[U-Boot] [RFC PATCH 17/22] dm: Expand and improve the device lifecycle docs
Simon Glass
sjg at chromium.org
Mon Jun 2 17:49:48 CEST 2014
+U-Boot list again
Hi Jon,
On 30 May 2014 09:55, Jon Loeliger <loeliger at gmail.com> wrote:
>> > Why is the scan only on the "top level"? My GPIO nodes are, for example,
>> > under an SOC node.
>>
>> Why? Do you have an SOC driver?
>
> Hi Simon,
>
> This gets to my earlier issue: I want to use the *exact* same DTS file
> for both U-Boot and Linux. We definitely shouldn't have to copy them
> into both the Kernel and U-Boot source repositories, and we shouldn't
> have to have two in-memory (or flash) DTB blobs either.
Here's something I wrote while fiddling with Beaglebone which may help.
First a note that may to help avoid confusion. U-Boot and Linux both
use device tree. They may use the same device tree source, but it is
seldom useful for them to use the exact same binary from the same
place. More typically, U-Boot has its device tree packaged wtih it,
and the kernel's device tree is packaged with the kernel. In
particular this is important with verified boot, since U-Boot's device
tree must be immutable. If it can be changed then the public keys can
be changed and verified boot is useless. An attacker can simply
generate a new key and put his public key into U-Boot so that
everything verifies. On the other hand the kernel's device tree
typically changes when the kernel changes, so it is useful to package
an updated device tree with the kernel binary. U-Boot supports the
latter with its flexible FIT format (Flat Image Tree).

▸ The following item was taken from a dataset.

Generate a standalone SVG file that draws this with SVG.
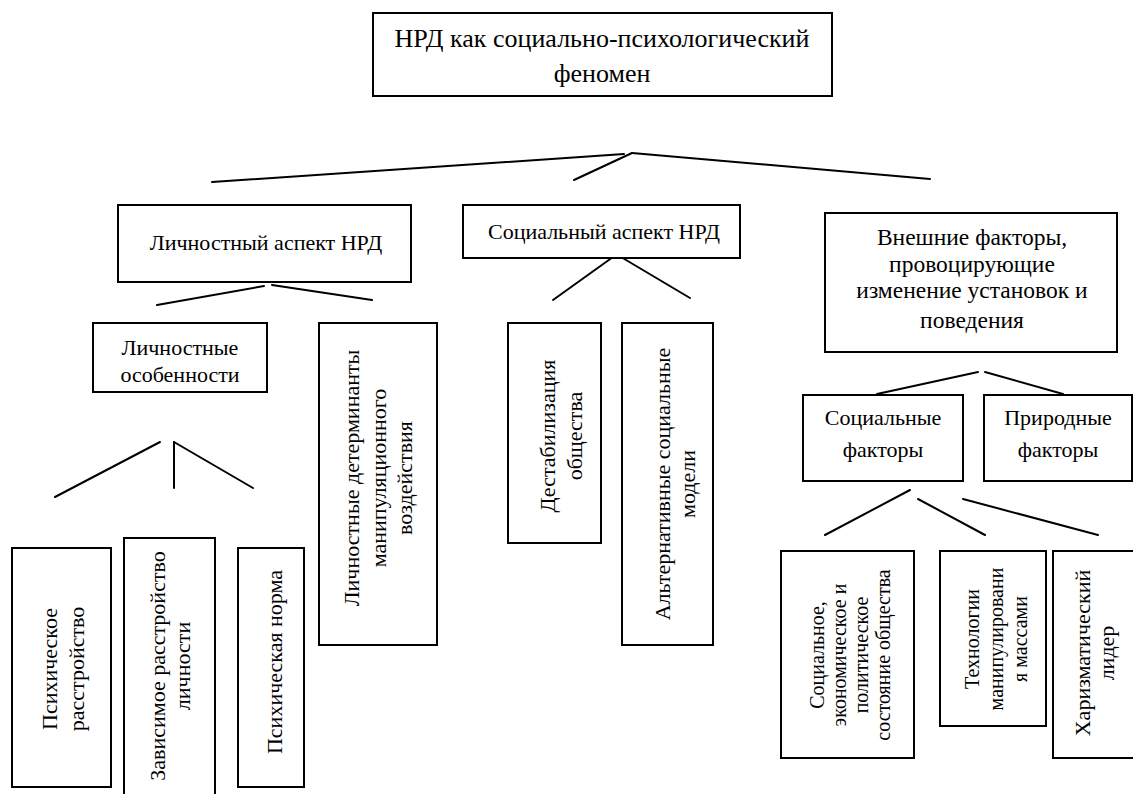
<svg xmlns="http://www.w3.org/2000/svg" width="1133" height="794" viewBox="0 0 1133 794">
<style>
  .box { fill: #ffffff; stroke: #000000; stroke-width: 2; }
  text { font-family: 'Liberation Serif', 'DejaVu Serif', 'Times New Roman', serif; font-size: 22px; fill: #000000; text-anchor: middle; }
  .big { font-size: 26px; }
  .mid { font-size: 23.5px; }
  .sm { font-size: 20px; }
  .ln { stroke: #000000; stroke-width: 2; fill: none; stroke-linecap: round; }
</style>
<rect width="1133" height="794" fill="#ffffff"/>

<g id="connectors">
  <path class="ln" d="M212,182 L624,154"/>
  <path class="ln" d="M632,153 L930,179"/>
  <path class="ln" d="M632,153 L574,180"/>
  <path class="ln" d="M157,305 L264,286"/>
  <path class="ln" d="M272,285 L372,300"/>
  <path class="ln" d="M613,257 L553,300"/>
  <path class="ln" d="M621,257 L690,298"/>
  <path class="ln" d="M160,442 L55,497"/>
  <path class="ln" d="M174,442 L174,488"/>
  <path class="ln" d="M174,442 L253,488"/>
  <path class="ln" d="M978,372 L877,394"/>
  <path class="ln" d="M985,372 L1063,394"/>
  <path class="ln" d="M910,490 L825,535"/>
  <path class="ln" d="M918,499 L985,535"/>
  <path class="ln" d="M963,499 L1098,535"/>
</g>

<g id="root">
  <rect class="box" x="373" y="13" width="459" height="83"/>
  <text class="big" x="602" y="47">НРД как социально-психологический</text>
  <text class="big" x="602" y="82">феномен</text>
</g>

<g id="personal-aspect">
  <rect class="box" x="118" y="205" width="293" height="77"/>
  <text x="266" y="250">Личностный аспект НРД</text>
</g>

<g id="social-aspect">
  <rect class="box" x="463" y="205" width="277" height="53"/>
  <text x="604" y="239">Социальный аспект НРД</text>
</g>

<g id="external-factors">
  <rect class="box" x="825" y="213" width="292" height="139"/>
  <text class="mid" x="972" y="245">Внешние факторы,</text>
  <text class="mid" x="972" y="272">провоцирующие</text>
  <text class="mid" x="972" y="298">изменение установок и</text>
  <text class="mid" x="972" y="328">поведения</text>
</g>

<g id="personal-features">
  <rect class="box" x="93" y="323" width="174" height="69"/>
  <text x="180" y="355">Личностные</text>
  <text x="180" y="382">особенности</text>
</g>

<g id="personal-determinants">
  <rect class="box" x="319" y="323" width="118" height="322"/>
  <text transform="translate(359,478) rotate(-90)"><tspan x="0" dy="0">Личностные детерминанты</tspan><tspan x="0" dy="26.5">манипуляционного</tspan><tspan x="0" dy="26.5">воздействия</tspan></text>
</g>

<g id="destabilization">
  <rect class="box" x="508" y="323" width="93" height="220"/>
  <text transform="translate(555,436) rotate(-90)"><tspan x="0" dy="0">Дестабилизация</tspan><tspan x="0" dy="27">общества</tspan></text>
</g>

<g id="alternative-models">
  <rect class="box" x="622" y="323" width="91" height="322"/>
  <text transform="translate(670,484) rotate(-90)"><tspan x="0" dy="0">Альтернативные социальные</tspan><tspan x="0" dy="25">модели</tspan></text>
</g>

<g id="mental-disorder">
  <rect class="box" x="12" y="548" width="99" height="239"/>
  <text transform="translate(57,669) rotate(-90)"><tspan x="0" dy="0">Психическое</tspan><tspan x="0" dy="27">расстройство</tspan></text>
</g>

<g id="dependent-disorder">
  <rect class="box" x="124" y="538" width="91" height="262"/>
  <text transform="translate(165,666) rotate(-90)"><tspan x="0" dy="0">Зависимое расстройство</tspan><tspan x="0" dy="25">личности</tspan></text>
</g>

<g id="mental-norm">
  <rect class="box" x="238" y="548" width="66" height="239"/>
  <text transform="translate(282,662) rotate(-90)">Психическая норма</text>
</g>

<g id="social-factors">
  <rect class="box" x="803" y="395" width="160" height="86"/>
  <text x="883" y="425">Социальные</text>
  <text x="883" y="457">факторы</text>
</g>

<g id="natural-factors">
  <rect class="box" x="984" y="395" width="148" height="86"/>
  <text x="1058" y="425">Природные</text>
  <text x="1058" y="457">факторы</text>
</g>

<g id="society-state">
  <rect class="box" x="781" y="551" width="133" height="207"/>
  <text class="sm" transform="translate(824,655) rotate(-90)"><tspan x="0" dy="0">Социальное,</tspan><tspan x="0" dy="22">экономическое и</tspan><tspan x="0" dy="22">политическое</tspan><tspan x="0" dy="22">состояние общества</tspan></text>
</g>

<g id="manipulation-tech">
  <rect class="box" x="940" y="551" width="106" height="175"/>
  <text class="sm" transform="translate(979,639) rotate(-90)"><tspan x="0" dy="0">Технологии</tspan><tspan x="0" dy="24">манипулировани</tspan><tspan x="0" dy="24">я массами</tspan></text>
</g>

<g id="charismatic-leader">
  <rect class="box" x="1053" y="551" width="82" height="207"/>
  <text transform="translate(1090,653) rotate(-90)"><tspan x="0" dy="0">Харизматический</tspan><tspan x="0" dy="24">лидер</tspan></text>
</g>
</svg>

Re the two source repositories, you can set up any sort of repo that
you like for your .dts files, but they are in the U-Boot and kernel
repos at present.
>
> And yes, all the GPIO nodes are under an SoC bus node.
>
> For example, here is the versatile express DTS from the kernel repository
> with the same device (pl061) I am needing:
>
> $ less versatile-pb.dts
> #include <versatile-ab.dts>
>
> / {
> model = "ARM Versatile PB";
> compatible = "arm,versatile-pb";
>
> amba {
> gpio2: gpio at 101e6000 {
> compatible = "arm,pl061", "arm,primecell";
> reg = <0x101e6000 0x1000>;
> interrupts = <8>;
> gpio-controller;
> #gpio-cells = <2>;
> interrupt-controller;
> #interrupt-cells = <2>;
> };
>
> gpio3: gpio at 101e7000 {
> compatible = "arm,pl061", "arm,primecell";
> reg = <0x101e7000 0x1000>;
> interrupts = <9>;
> gpio-controller;
> #gpio-cells = <2>;
> interrupt-controller;
> #interrupt-cells = <2>;
> };
>
> fpga {
> uart at 9000 {
> compatible = "arm,pl011", "arm,primecell";
> reg = <0x9000 0x1000>;
> interrupt-parent = <&sic>;
> interrupts = <6>;
> };
> sci at a000 {
> compatible = "arm,primecell";
> reg = <0xa000 0x1000>;
> interrupt-parent = <&sic>;
> interrupts = <5>;
> };
> mmc at b000 {
> compatible = "arm,primecell";
> reg = <0xb000 0x1000>;
> interrupts-extended = <&vic 23 &sic 2>;
> };
> };
> };
> };
>
> #include <testcases.dtsi>
>
> So yes, I think we need more iterative structure in the DTS parsing for U-Boot.
Here I expect you would have a driver for the amba bus, and then that
driver would do the scan. The devices should have the amba bus as
their parent.
One reason for this is that the bus may have its own access mechanism
which needs to be provided to devices in that bus (e.g. I2C, SPI, PCI,
SCSI, etc.)
I'm not saying we don't want to scan the tree more deeply, but until
we have a use case for it we should hold off.